Steam cleaning works by first pre-treating the carpet to loosen dirt and debris. Then, the technician will use a super high-pressure (up to 250 psi) wand that forces very hot water (over 200 degrees fahrenheit, so it is practically “steam”) down into the carpet, and will alternate this action with immediately vacuuming out the steamy water and debris that has been loosened by the pre-treatment.
The most powerful equipment on the market are truck-mounted extraction systems, and you should look for a company who offers this. It is the most effective method for removing allergens, harmful tobacco residue, bacteria, dust, fungus, and of course dirt and debris that may be living in your carpet.
The next best thing is “portable extraction,” where a large portable hot water extraction unit is used to perform the service. While these are not quite as powerful as the truck-mounted units, they are VERY effective, and a great alternative to dry cleaning when you live in a high-rise or condo that cannot be accessed with a truck-mounted unit.
This is the reason why most carpet manufacturers require proof of steam-cleaning to maintain your warranty – because cleaning residue and debris can actually work as miniature claws and break down the fiber of your carpet!
Dry Carpet Cleaning companies cite supposed “risks” of steam-cleaning as: mold or mildew growth, carpet shrinkage or warping, or other damage such as split seams.

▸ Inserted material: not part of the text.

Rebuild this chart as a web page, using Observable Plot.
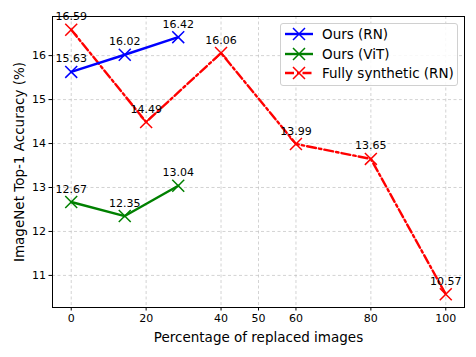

However, there is no research to back up such claims. In fact, research show quite the opposite – that dry-cleaning is far more likely to damage your carpet in the long run than the manufacturer-recommended steam-cleaning method.
Risks of carpet damage only arise when, like in any industry, you choose the “cheapo” carpet-cleaners, who are under-experienced, disreputable, and who skimp on the quality of their equipment and personnel. That will never happen at Mr. Steam! One look at our reviews will demonstrate that.
Dry Carpet Cleaners often try to sell you on the fact that you do not have to wait for your carpet to dry if you use their services, but the truth is that if you use a reputable company will the best available equipment, drying time is almost never more than a few hours. That is a small price to pay for the most effective cleaning process, especially since you can still walk on the carpet when it is damp – just make sure your shoes are clean!
The reality of Dry Carpet Cleaning is that they cannot effectively remove residue from your carpet. There are typically two methods Dry Carpet Cleaners use, and both are ineffective:
Bonnet system – This method “works” by pre-spraying the carpet with a chemical solution, much like steam cleaning. BUT, the difference is that the solution is supposedly removed when the bonnet buffers with carpet and “picks up the debris.” Would you try to remove a cleaning solution from your carpet by rubbing it a dry towel? I didn’t think so. Without first dissolving the solution with hot water, and then vacuuming it, like the steam-cleaning method, it is IMPOSSIBLE to extract the dirt and debris. This method does not even use a vacuum, so the amount of residue left on your carpet is very high.
Dry-Compound System – This method supposedly “works” by sprinkling a damp powder on the carpet, and then vacuuming it out. The “magic” powder is somehow supposed to catch all the dirt before being removed. The first problem is that the dirt doesn’t always (read: rarely) attach. The second problem is that this method will leave a lot of residue on your carpet, since the powder is not dissolved by hot water (and thus much more easily extracted by powerful suction).
Dry Shampoo Method – This is my favorite. The cleaner will spray a carpet shampoo onto your carpet, wait for it to DRY, and only then try to remove it with a dry vacuum. Imagine using that method on your hair, or your clothes, and see how much residue you are left with.
ALL THREE systems leave significant residue on your carpet, and thus actually reduce the lifetime of your carpet! Do not be tempted by lower prices or “convenience” – it will cost you more time and money in the long-run.